## Begin Collected data

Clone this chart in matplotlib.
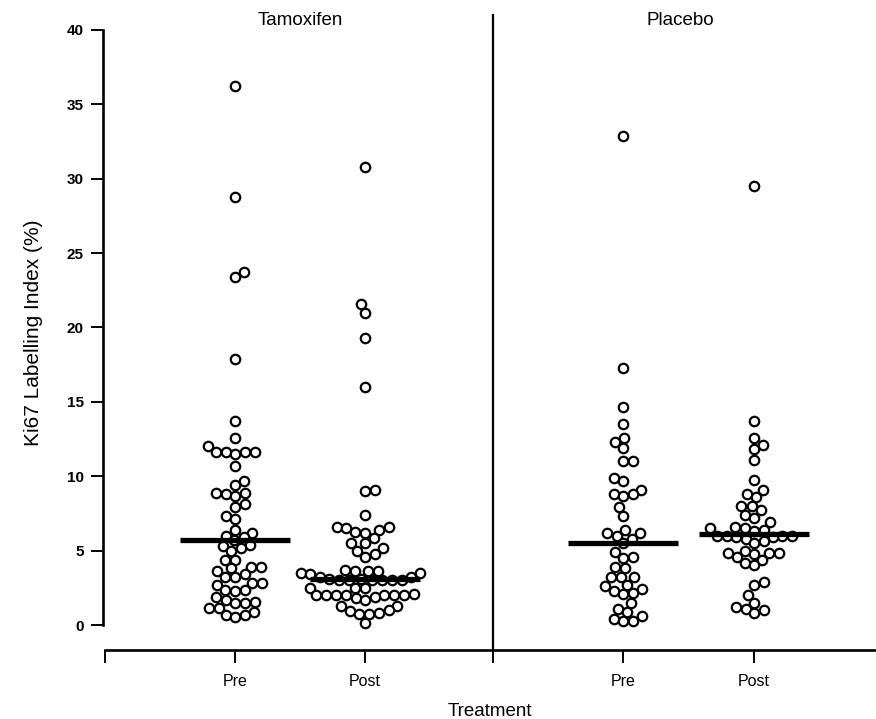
import numpy as np
import matplotlib
matplotlib.use("Agg")
import matplotlib.pyplot as plt

plt.rcParams['font.family'] = ['Liberation Sans', 'DejaVu Sans']

# values (Ki67 labelling index, %)
tam_pre = [36.2, 28.8, 23.7, 23.4, 17.9, 13.7, 12.6, 12.0, 11.6, 11.6, 11.6, 11.5, 11.6,
           10.7, 9.7, 9.4, 8.9, 8.8, 8.7, 8.9, 8.1, 7.9, 7.3, 7.1,
           6.4, 6.2, 6.0, 5.9, 5.7, 5.4, 5.3, 5.2, 5.0, 4.4, 4.4,
           3.9, 3.9, 3.8, 3.6, 3.4, 3.2, 3.2, 2.8, 2.8, 2.7, 2.35, 2.35, 2.3,
           1.9, 1.7, 1.55, 1.5, 1.5, 1.15, 1.15, 0.9, 0.7, 0.7, 0.55]
tam_post = [30.8, 21.6, 21.0, 19.3, 16.0, 9.1, 9.0, 7.4,
            6.6, 6.6, 6.5, 6.4, 6.25, 6.2, 5.85, 5.5, 5.5, 5.2, 5.0, 4.8, 4.6,
            3.7, 3.6, 3.6, 3.6, 3.5, 3.5, 3.4,
            3.2, 3.2, 3.1, 3.1, 3.0, 3.0, 3.0, 3.0, 3.0, 3.0,
            2.5, 2.5, 2.5,
            2.1, 2.0, 2.0, 2.0, 2.0, 2.0, 2.0, 2.0, 1.9, 1.8, 1.7,
            1.3, 1.3, 1.0, 0.95, 0.8, 0.75, 0.75, 0.15]
plac_pre = [32.9, 17.3, 14.65, 13.5, 12.6, 12.3, 11.9, 11.0, 11.0, 9.9, 9.7,
            9.1, 8.8, 8.8, 8.7, 7.9, 7.3, 6.4, 6.2, 6.2, 6.0, 5.8, 5.5,
            4.9, 4.6, 4.5, 3.9, 3.8, 3.2, 3.2, 3.2,
            2.7, 2.6, 2.4, 2.3, 2.15, 2.1, 1.5, 1.1, 0.9, 0.6, 0.4, 0.3, 0.3]
plac_post = [29.5, 13.7, 12.6, 12.1, 11.8, 11.1, 9.75, 9.1, 8.8, 8.6, 8.0, 8.0, 7.7,
             7.4, 7.2, 6.9, 6.6, 6.5, 6.5, 6.4, 6.3,
             6.0, 6.0, 6.0, 5.9, 5.9, 6.0, 5.8, 5.65, 5.5,
             5.0, 4.85, 4.85, 4.85, 4.8, 4.6, 4.4, 4.2, 4.0,
             2.9, 2.7, 2.0, 1.5, 1.2, 1.1, 1.0, 0.8]
medians = [5.7, 3.1, 5.5, 6.1]

groups = [tam_pre, tam_post, plac_pre, plac_post]
tick_labels = ['Pre', 'Post', 'Pre', 'Post']
panel_titles = ['Tamoxifen', 'Placebo']

# x axis is laid out in pixel-like units
centers = [235, 365, 623, 754]
divider_x = 493

fig = plt.figure(figsize=(8.76, 7.19), dpi=100)
ax = fig.add_axes([103 / 876, 1 - 650 / 719, 1 - 103 / 876, 635 / 719])
ax.set_xlim(103, 876)
ax.set_ylim(-1.68, 41.0)

# pixels per y unit, to lay the swarm out without overlaps
px_per_unit = (635 / 42.68)
dot = 9.6


def swarm(vals, center):
    vals = np.asarray(vals, dtype=float)
    xs = np.zeros(len(vals))
    placed = []
    flip = 1
    for i in np.argsort(vals):
        y = vals[i] * px_per_unit
        found = None
        for off in np.arange(0, 80, 0.5):
            for s in (flip, -flip):
                x = s * off
                if all((x - px) ** 2 + (y - py) ** 2 >= dot ** 2 for px, py in placed):
                    found = x
                    break
            if found is not None:
                break
        if found != 0:
            flip = -flip
        placed.append((found, y))
        xs[i] = center + found
    return xs


for vals, c, med in zip(groups, centers, medians):
    xs = swarm(vals, c)
    ax.plot(xs, vals, 'o', ms=6.8, mfc='white', mec='black', mew=1.6, clip_on=False, zorder=3)
    ax.plot([c - 55, c + 55], [med, med], color='black', lw=3.8, solid_capstyle='butt', zorder=4)

# divider between the two panels
ax.plot([divider_x, divider_x], [-1.68, 41.0], color='black', lw=1.6, clip_on=False)

ax.text(300, 41.2, panel_titles[0], ha='center', va='top', fontsize=13.5)
ax.text(680, 41.2, panel_titles[1], ha='center', va='top', fontsize=13.5)

for s in ['top', 'right']:
    ax.spines[s].set_visible(False)
ax.spines['left'].set_bounds(0, 40)
ax.spines['bottom'].set_bounds(105, 876)
ax.spines['left'].set_linewidth(1.9)
ax.spines['bottom'].set_linewidth(1.9)

ax.set_yticks(range(0, 41, 5))
ax.set_yticklabels([str(v) for v in range(0, 41, 5)], fontweight='bold', fontsize=11)
ax.tick_params(axis='y', length=9, width=1.4, pad=5)

ax.set_xticks([105] + centers[:2] + [divider_x] + centers[2:])
ax.set_xticklabels([''] + tick_labels[:2] + [''] + tick_labels[2:], fontsize=11.5)
ax.tick_params(axis='x', length=9, width=1.4, pad=8)

ax.set_ylabel('Ki67 Labelling Index (%)', fontsize=15, labelpad=17)
ax.set_xlabel('Treatment', fontsize=13.5, labelpad=10)

fig.savefig('out.png', dpi=100)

## End Collected data

* Task *
Word for word, quote the full listing, omitting every picture.

* Response for this exercise *
Clone this chart in matplotlib.
import numpy as np
import matplotlib
matplotlib.use("Agg")
import matplotlib.pyplot as plt

plt.rcParams['font.family'] = ['Liberation Sans', 'DejaVu Sans']

# values (Ki67 labelling index, %)
tam_pre = [36.2, 28.8, 23.7, 23.4, 17.9, 13.7, 12.6, 12.0, 11.6, 11.6, 11.6, 11.5, 11.6,
           10.7, 9.7, 9.4, 8.9, 8.8, 8.7, 8.9, 8.1, 7.9, 7.3, 7.1,
           6.4, 6.2, 6.0, 5.9, 5.7, 5.4, 5.3, 5.2, 5.0, 4.4, 4.4,
           3.9, 3.9, 3.8, 3.6, 3.4, 3.2, 3.2, 2.8, 2.8, 2.7, 2.35, 2.35, 2.3,
           1.9, 1.7, 1.55, 1.5, 1.5, 1.15, 1.15, 0.9, 0.7, 0.7, 0.55]
tam_post = [30.8, 21.6, 21.0, 19.3, 16.0, 9.1, 9.0, 7.4,
            6.6, 6.6, 6.5, 6.4, 6.25, 6.2, 5.85, 5.5, 5.5, 5.2, 5.0, 4.8, 4.6,
            3.7, 3.6, 3.6, 3.6, 3.5, 3.5, 3.4,
            3.2, 3.2, 3.1, 3.1, 3.0, 3.0, 3.0, 3.0, 3.0, 3.0,
            2.5, 2.5, 2.5,
            2.1, 2.0, 2.0, 2.0, 2.0, 2.0, 2.0, 2.0, 1.9, 1.8, 1.7,
            1.3, 1.3, 1.0, 0.95, 0.8, 0.75, 0.75, 0.15]
plac_pre = [32.9, 17.3, 14.65, 13.5, 12.6, 12.3, 11.9, 11.0, 11.0, 9.9, 9.7,
            9.1, 8.8, 8.8, 8.7, 7.9, 7.3, 6.4, 6.2, 6.2, 6.0, 5.8, 5.5,
            4.9, 4.6, 4.5, 3.9, 3.8, 3.2, 3.2, 3.2,
            2.7, 2.6, 2.4, 2.3, 2.15, 2.1, 1.5, 1.1, 0.9, 0.6, 0.4, 0.3, 0.3]
plac_post = [29.5, 13.7, 12.6, 12.1, 11.8, 11.1, 9.75, 9.1, 8.8, 8.6, 8.0, 8.0, 7.7,
             7.4, 7.2, 6.9, 6.6, 6.5, 6.5, 6.4, 6.3,
             6.0, 6.0, 6.0, 5.9, 5.9, 6.0, 5.8, 5.65, 5.5,
             5.0, 4.85, 4.85, 4.85, 4.8, 4.6, 4.4, 4.2, 4.0,
             2.9, 2.7, 2.0, 1.5, 1.2, 1.1, 1.0, 0.8]
medians = [5.7, 3.1, 5.5, 6.1]

groups = [tam_pre, tam_post, plac_pre, plac_post]
tick_labels = ['Pre', 'Post', 'Pre', 'Post']
panel_titles = ['Tamoxifen', 'Placebo']

# x axis is laid out in pixel-like units
centers = [235, 365, 623, 754]
divider_x = 493

fig = plt.figure(figsize=(8.76, 7.19), dpi=100)
ax = fig.add_axes([103 / 876, 1 - 650 / 719, 1 - 103 / 876, 635 / 719])
ax.set_xlim(103, 876)
ax.set_ylim(-1.68, 41.0)

# pixels per y unit, to lay the swarm out without overlaps
px_per_unit = (635 / 42.68)
dot = 9.6


def swarm(vals, center):
    vals = np.asarray(vals, dtype=float)
    xs = np.zeros(len(vals))
    placed = []
    flip = 1
    for i in np.argsort(vals):
        y = vals[i] * px_per_unit
        found = None
        for off in np.arange(0, 80, 0.5):
            for s in (flip, -flip):
                x = s * off
                if all((x - px) ** 2 + (y - py) ** 2 >= dot ** 2 for px, py in placed):
                    found = x
                    break
            if found is not None:
                break
        if found != 0:
            flip = -flip
        placed.append((found, y))
        xs[i] = center + found
    return xs


for vals, c, med in zip(groups, centers, medians):
    xs = swarm(vals, c)
    ax.plot(xs, vals, 'o', ms=6.8, mfc='white', mec='black', mew=1.6, clip_on=False, zorder=3)
    ax.plot([c - 55, c + 55], [med, med], color='black', lw=3.8, solid_capstyle='butt', zorder=4)

# divider between the two panels
ax.plot([divider_x, divider_x], [-1.68, 41.0], color='black', lw=1.6, clip_on=False)

ax.text(300, 41.2, panel_titles[0], ha='center', va='top', fontsize=13.5)
ax.text(680, 41.2, panel_titles[1], ha='center', va='top', fontsize=13.5)

for s in ['top', 'right']:
    ax.spines[s].set_visible(False)
ax.spines['left'].set_bounds(0, 40)
ax.spines['bottom'].set_bounds(105, 876)
ax.spines['left'].set_linewidth(1.9)
ax.spines['bottom'].set_linewidth(1.9)

ax.set_yticks(range(0, 41, 5))
ax.set_yticklabels([str(v) for v in range(0, 41, 5)], fontweight='bold', fontsize=11)
ax.tick_params(axis='y', length=9, width=1.4, pad=5)

ax.set_xticks([105] + centers[:2] + [divider_x] + centers[2:])
ax.set_xticklabels([''] + tick_labels[:2] + [''] + tick_labels[2:], fontsize=11.5)
ax.tick_params(axis='x', length=9, width=1.4, pad=8)

ax.set_ylabel('Ki67 Labelling Index (%)', fontsize=15, labelpad=17)
ax.set_xlabel('Treatment', fontsize=13.5, labelpad=10)

fig.savefig('out.png', dpi=100)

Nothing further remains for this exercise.